One thing is for sure--things are very different this time around at least in terms of monetary policy.  At least in 2008, interest rates were well above-zero, and could be cut to stimulate the economy (or, more accurately, stop or slow down the hemorrhaging).  When that proved to be futile, then the Feral Reserve and many of the world's other major central banks resorted to "quantitative easing" (i.e. creating money out of thin air and giving it to the banks directly).  In late 2014, the USA tapered off and ended its QE policy, and in December 2015 ended its zero interest-rate policy by raising the Fed Funds Rate to 0.25-0.50%.  Since then, the FERAL Reserve has raised rates five more times, most recently on March 21, 2018 to 1.50-1.75%, and many more hikes are on their way.  And combined with Trump's new trade war against China, that may have been enough to finally lance the massive bubble--make that the festering BOIL--that the stock market has been in for years now.  And since they now have a little bit of room to cut it--if they don't wait too long to do so--they probably seriously think that they can somehow engineer a soft landing if (and that's a VERY big "if") that is even possible at this point.  But not much room, really.

But many of the central banks of the world are still starting from zero or close to zero--and some banks including the European Central Bank and the Bank of Japan have even resorted to negative interest rates (!) by 2016.  That means they are effectively charging depositors for the "privilege" of depositing money, and effectively paying borrowers to borrow money, which basically turns the world of finance upside-down.  Such negative rate territory is uncharted waters, since until a few years ago no country has ever dared to do such a thing.  And there is currently no evidence to suggest that such a move will be beneficial in the long run, and may in fact turn out to do more harm than good overall.

So monetary policy basically needs a new set of tools and a new game plan to deal with the next crisis, whenever it occurs.  The Feral Reserve and the other central banks of the world are basically still using an outdated playbook.  In the near-term, two things need to change yesterday.  First of all, they need to abandon interest-rate targets altogether for the time being, and instead focus on targeting the growth of the overall economy.  Like Paul Volcker did in 1979-1982, but done in reverse since the "inflation dragon" is not the problem this time (unless the Trump tariffs really begin to bite). Secondly, implement Quantitiative Easing for We the People in general (as opposed to the banks, which only benefits the ultra-rich) by injecting newly-created money into everyone's bank accounts.  Granted, the latter measure would probably require an Act of Congress to allow it to occur legally, but as the Feral Reserve was just two years ago seriously debating the legality of negative interest rates, I'm sure they could find some sort of a loophole to allow it in an emergency such as a massive financial crisis.  And of course fiscal stimulus would likely be necessary as well, in additional to much needed reforms to regulate Wall Street and the big banks (a law that rhymes with "brass seagull" comes to mind, as well as a financial transactions tax and better regulation of the shadow banking system), but those two changes to monetary policy would go a long way towards preventing the next recession/crisis from turning into another 2008 or 1929 or even worse.  And the silly idea of negative interest rates really needs to be abandoned as well.

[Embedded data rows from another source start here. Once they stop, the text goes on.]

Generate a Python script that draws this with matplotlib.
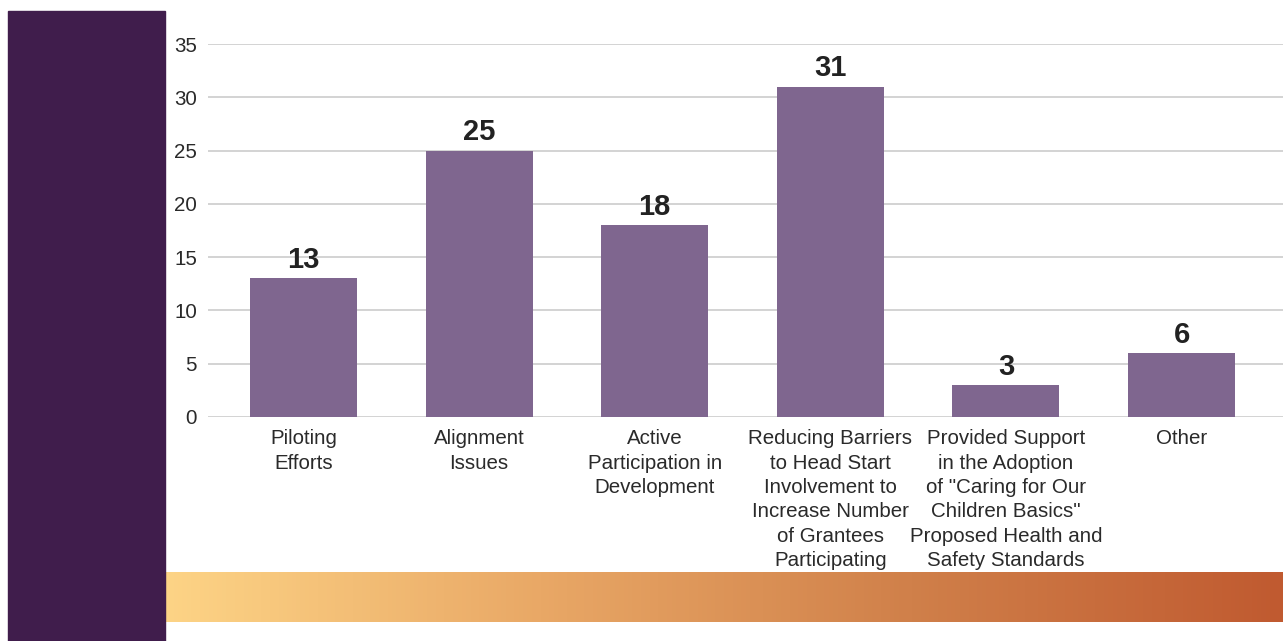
import matplotlib.pyplot as plt
from matplotlib.patches import Rectangle
from matplotlib.colors import LinearSegmentedColormap
import numpy as np

plt.rcParams['font.family'] = ['Liberation Sans', 'DejaVu Sans']

# Data
categories = ["Piloting\nEfforts",
              "Alignment\nIssues",
              "Active\nParticipation in\nDevelopment",
              "Reducing Barriers\nto Head Start\nInvolvement to\nIncrease Number\nof Grantees\nParticipating",
              "Provided Support\nin the Adoption\nof \"Caring for Our\nChildren Basics\"\nProposed Health and\nSafety Standards",
              "Other"]
values = [13, 25, 18, 31, 3, 6]
yticks = [0, 5, 10, 15, 20, 25, 30, 35]

W, H = 1283, 641
fig = plt.figure(figsize=(W / 100, H / 100), dpi=100)

# Purple sidebar
fig.patches.append(Rectangle((8 / W, 0), (165 - 8) / W, (641 - 11) / H,
                             transform=fig.transFigure, color='#401d4c', zorder=0))

# Gradient band along the bottom
gax = fig.add_axes([165 / W, (641 - 622) / H, (1283 - 165) / W, 50 / H])
cmap = LinearSegmentedColormap.from_list('band', ['#fdd486', '#e9a866', '#d0804a', '#c05a30'])
gax.imshow(np.linspace(0, 1, 256)[None, :], aspect='auto', cmap=cmap)
gax.axis('off')

# Main chart
ax = fig.add_axes([208 / W, 224 / H, (1283 - 208) / W, (597 - 224) / H])
x = np.arange(len(values))
ax.bar(x, values, width=0.61, color='#7f668f', zorder=3)
for xi, v in zip(x, values):
    ax.annotate(str(v), (xi, v), xytext=(0, 3), textcoords='offset points',
                ha='center', va='bottom', fontsize=21, fontweight='bold', color='#222222')

ax.set_xlim(-0.544, 5.578)
ax.set_ylim(0, 35)
ax.set_yticks(yticks)
ax.grid(axis='y', color='#cccccc', linewidth=1.2, zorder=0)
ax.set_xticks(x)
ax.set_xticklabels(categories, fontsize=14.8, color='#2a2a2a', linespacing=1.35)
ax.tick_params(axis='both', length=0, labelsize=14.8, labelcolor='#2a2a2a')
ax.tick_params(axis='y', pad=8)
ax.tick_params(axis='x', pad=9)
for s in ax.spines.values():
    s.set_visible(False)

fig.savefig('out.png', dpi=100)
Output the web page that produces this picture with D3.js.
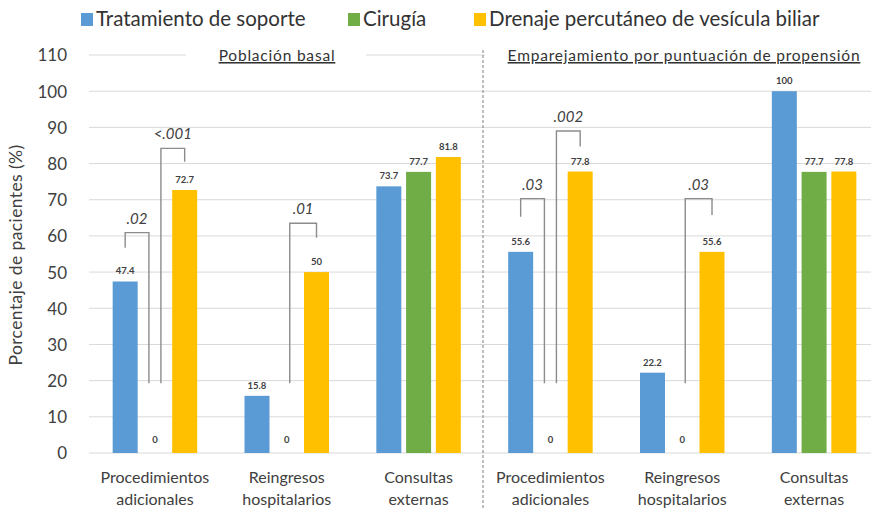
<!DOCTYPE html>
<html>
<head>
<meta charset="utf-8">
<script src="https://cdn.jsdelivr.net/npm/d3@7"></script>
<style>
  body { margin: 0; background: #fff; }
  svg { display: block; font-family: Lato, "Open Sans", sans-serif; }
</style>
</head>
<body>
<svg id="chart" width="871" height="508"></svg>
<script>
const series = ["Tratamiento de soporte", "Cirugía", "Drenaje percutáneo de vesícula biliar"];
const colors = ["#5b9bd5", "#70ad47", "#ffc000"];
const catLines = [
  ["Procedimientos", "adicionales"],
  ["Reingresos", "hospitalarios"],
  ["Consultas", "externas"],
  ["Procedimientos", "adicionales"],
  ["Reingresos", "hospitalarios"],
  ["Consultas", "externas"]
];
const soporte = [47.4, 15.8, 73.7, 55.6, 22.2, 100];
const cirugia = [0, 0, 77.7, 0, 0, 77.7];
const drenaje = [72.7, 50, 81.8, 77.8, 55.6, 77.8];
const yTicks = [0, 10, 20, 30, 40, 50, 60, 70, 80, 90, 100, 110];
const sections = ["Población basal", "Emparejamiento por puntuación de propensión"];

// p-value brackets: group, pair of series, top value, short leg end, label
const pGroup = [0, 0, 1, 3, 3, 4];
const pPair = [[0, 1], [1, 2], [1, 2], [0, 1], [1, 2], [1, 2]];
const pTop = [60.9, 84.2, 63.5, 70.3, 89, 70.3];
const pShort = [56.7, 80.5, 59.5, 65.3, 84.7, 65.8];
const pLong = 19.3;
const pLabel = [".02", "<.001", ".01", ".03", ".002", ".03"];

const svg = d3.select("svg#chart");
const values = [soporte, cirugia, drenaje];
const txt = "#404040";

const x0 = d3.scaleBand().domain(d3.range(catLines.length)).range([89, 880]);
const bw0 = x0.bandwidth();
const x1 = d3.scaleBand().domain(d3.range(series.length))
  .range([bw0 / 2 - 42.25, bw0 / 2 + 42.25]).paddingInner(0.16);
const y = d3.scaleLinear().domain([0, 110]).range([453, 55]);

// gridlines
svg.append("g")
  .selectAll("line")
  .data(yTicks)
  .join("line")
  .attr("x1", 89).attr("x2", 871)
  .attr("y1", d => y(d)).attr("y2", d => y(d))
  .attr("stroke", "#d9d9d9").attr("stroke-width", 1);

// y axis labels
const yAxis = svg.append("g")
  .attr("transform", "translate(67,0)")
  .call(d3.axisLeft(y).tickValues(yTicks).tickSize(0).tickPadding(0));
yAxis.select(".domain").remove();
yAxis.selectAll("text")
  .attr("font-family", "Lato, sans-serif")
  .attr("font-size", 17).attr("fill", txt).attr("dy", "0.35em");

svg.append("text")
  .attr("transform", "translate(22,255) rotate(-90)")
  .attr("text-anchor", "middle")
  .attr("font-size", 17.5).attr("letter-spacing", 0.4).attr("fill", txt)
  .text("Porcentaje de pacientes (%)");

// bars
const groups = svg.append("g")
  .selectAll("g")
  .data(catLines.map((c, i) => i))
  .join("g")
  .attr("transform", i => `translate(${x0(i)},0)`);

groups.selectAll("rect")
  .data(i => values.map((v, s) => ({ s, v: v[i] })))
  .join("rect")
  .attr("x", d => x1(d.s))
  .attr("width", x1.bandwidth())
  .attr("y", d => y(d.v))
  .attr("height", d => y(0) - y(d.v))
  .attr("fill", d => colors[d.s]);

groups.selectAll("text.val")
  .data(i => values.map((v, s) => ({ s, v: v[i] })))
  .join("text")
  .attr("class", "val")
  .attr("x", d => x1(d.s) + x1.bandwidth() / 2)
  .attr("y", d => y(d.v) - (d.v === 0 ? 10 : 7))
  .attr("text-anchor", "middle")
  .attr("font-size", 9.5).attr("font-weight", "bold")
  .attr("fill", txt)
  .text(d => d.v);

// category labels
groups.selectAll("text.cat")
  .data(i => catLines[i])
  .join("text")
  .attr("class", "cat")
  .attr("x", bw0 / 2)
  .attr("y", (d, k) => 483 + k * 22)
  .attr("text-anchor", "middle")
  .attr("font-size", 16).attr("fill", txt)
  .text(d => d);

// brackets
const cx = (g, s) => x0(g) + x1(s) + x1.bandwidth() / 2;
const shared = g => pGroup.filter(v => v === g).length > 1;
const br = svg.append("g");
pLabel.forEach((lab, k) => {
  const g = pGroup[k], [a, b] = pPair[k];
  const off = shared(g) ? 6 : 3;
  let xa = cx(g, a), xb = cx(g, b);
  let ya = y(pShort[k]), yb = y(pShort[k]);
  if (a === 1) { xa += off; ya = y(pLong); }
  if (b === 1) { xb -= off; yb = y(pLong); }
  br.append("path")
    .attr("d", `M${xa},${ya}V${y(pTop[k])}H${xb}V${yb}`)
    .attr("fill", "none").attr("stroke", "#8c8c8c").attr("stroke-width", 1.4);
  br.append("text")
    .attr("x", (xa + xb) / 2).attr("y", y(pTop[k]) - 9)
    .attr("text-anchor", "middle")
    .attr("font-size", 15).attr("font-style", "italic").attr("fill", txt)
    .text(lab);
});

// divider
svg.append("line")
  .attr("x1", x0(3) - 1.5).attr("x2", x0(3) - 1.5)
  .attr("y1", 50).attr("y2", 508)
  .attr("stroke", "#7f7f7f").attr("stroke-width", 1)
  .attr("stroke-dasharray", "3,2");

// section titles
const titleBox = [[186, 366], [485, 871]];
const titleX = [277, 684];
sections.forEach((t, i) => {
  svg.append("rect")
    .attr("x", titleBox[i][0]).attr("y", 44)
    .attr("width", titleBox[i][1] - titleBox[i][0]).attr("height", 24)
    .attr("fill", "#fff");
  svg.append("text")
    .attr("x", titleX[i]).attr("y", 61)
    .attr("text-anchor", "middle")
    .attr("font-size", 15.5).attr("letter-spacing", 0.8).attr("fill", "#333")
    .attr("text-decoration", "underline")
    .text(t);
});

// legend
const legX = [81, 348, 474];
const leg = svg.append("g")
  .selectAll("g")
  .data(series)
  .join("g")
  .attr("transform", (d, i) => `translate(${legX[i]},0)`);
leg.append("rect")
  .attr("x", 0).attr("y", 13).attr("width", 12).attr("height", 13)
  .attr("fill", (d, i) => colors[i]);
leg.append("text")
  .attr("x", 15).attr("y", 26)
  .attr("font-size", 20.5).attr("fill", "#333")
  .text(d => d);
</script>
</body>
</html>
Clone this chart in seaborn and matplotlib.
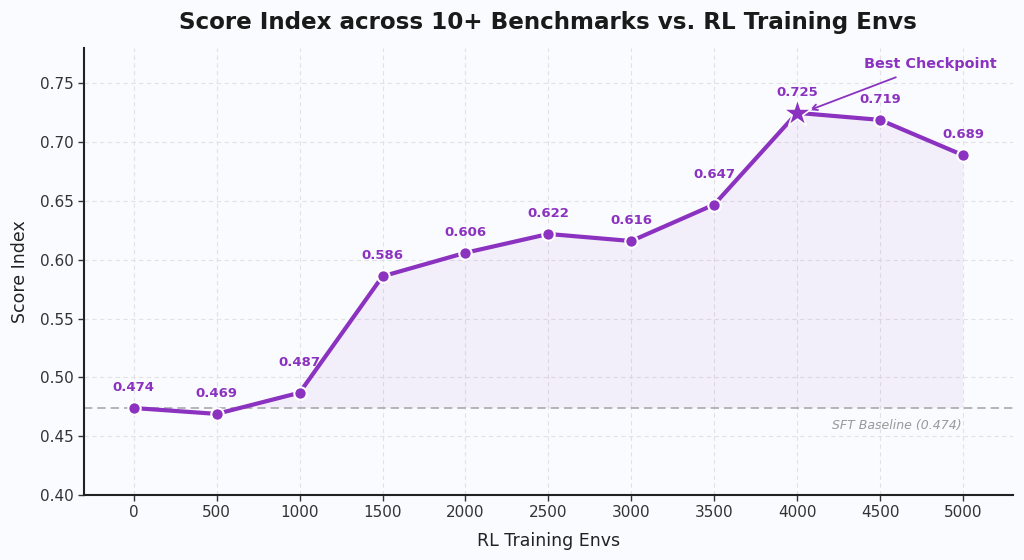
import matplotlib
matplotlib.use("Agg")
import matplotlib.pyplot as plt
import seaborn as sns
import numpy as np
import pandas as pd

envs = [0, 500, 1000, 1500, 2000, 2500, 3000, 3500, 4000, 4500, 5000]
scores = [0.474, 0.469, 0.487, 0.586, 0.606, 0.622, 0.616, 0.647, 0.725, 0.719, 0.689]
baseline = 0.474
best_idx = 8

purple = "#8B32C0"
# extra label lift (points) for labels that sit on steep segments
label_lift = {2: 7, 7: 7}

sns.set_theme(style="white")
plt.rcParams['font.family'] = ['DejaVu Sans']

df = pd.DataFrame({"envs": envs, "score": scores})

fig = plt.figure(figsize=(10.24, 5.6), dpi=100, facecolor="#fafbfe")
ax = fig.add_axes([0.082, 0.116, 0.907, 0.798])
ax.set_facecolor("#fafbfe")

x = np.array(envs, dtype=float)
y = np.array(scores)
ax.fill_between(x, y, baseline, where=y >= baseline, interpolate=True,
                color=purple, alpha=0.06, linewidth=0, zorder=1)

ax.axhline(baseline, color="#aaaaaa", linestyle=(0, (5, 3)), linewidth=1.2, zorder=2)

sns.lineplot(data=df, x="envs", y="score", ax=ax, color=purple, linewidth=3, zorder=3)
mask = np.arange(len(envs)) != best_idx
ax.scatter(x[mask], y[mask], s=80, color=purple, edgecolor="white", linewidth=1.5, zorder=4)
ax.scatter([x[best_idx]], [y[best_idx]], s=450, marker="*", color=purple,
           edgecolor="white", linewidth=1.2, zorder=5)

for i, (xi, yi) in enumerate(zip(envs, scores)):
    ax.annotate(f"{yi:.3f}", (xi, yi), xytext=(0, 10 + label_lift.get(i, 0)),
                textcoords="offset points",
                ha="center", va="bottom", fontsize=9.5, fontweight="bold", color=purple)

ax.annotate("Best Checkpoint", xy=(4060, 0.7265), xytext=(4805, 0.7665),
            ha="center", va="center", fontsize=10.4, fontweight="bold", color=purple,
            arrowprops=dict(arrowstyle="->", color=purple, lw=1.3, shrinkA=6))

ax.text(4600, 0.4595, f"SFT Baseline ({baseline})", ha="center", va="center",
        fontsize=9, style="italic", color="#999999")

ax.set_xlim(-300, 5300)
ax.set_ylim(0.40, 0.78)
ax.set_xticks(envs)
ax.set_yticks([0.40, 0.45, 0.50, 0.55, 0.60, 0.65, 0.70, 0.75])
ax.yaxis.set_major_formatter(matplotlib.ticker.FormatStrFormatter("%.2f"))
ax.tick_params(axis="both", labelsize=11, colors="#333333", length=4, width=1, direction="out", bottom=True, left=True)
ax.grid(True, linestyle=(0, (4, 3)), color="#e2e2e6", linewidth=0.8)
ax.set_axisbelow(True)

for s in ["top", "right"]:
    ax.spines[s].set_visible(False)
for s in ["left", "bottom"]:
    ax.spines[s].set_color("#222222")
    ax.spines[s].set_linewidth(1.5)

ax.set_xlabel("RL Training Envs", fontsize=12.5, color="#222222", labelpad=8)
ax.set_ylabel("Score Index", fontsize=12.5, color="#222222", labelpad=8)
ax.set_title("Score Index across 10+ Benchmarks vs. RL Training Envs", fontsize=16.6,
             fontweight="bold", color="#1a1a1a", pad=14)

fig.savefig("out.png", dpi=100, facecolor=fig.get_facecolor())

More fundamentally, of course, we need to nationalize the FERAL Reserve to make it a truly public national bank that creates money interest-free, and take the power back from the big banks.  Ellen Brown has written books about that very subject.  In the meantime, though, the aforementioned recommendations would still work in the near term.

But let's be brutally honest here.  What we are really witnessing these days is the slow and painful death of a woefully obsolete system, one that has been kept on life support for many years now.  And eventually we will have to pull the plug on it, sooner or later.  It's just a matter of time.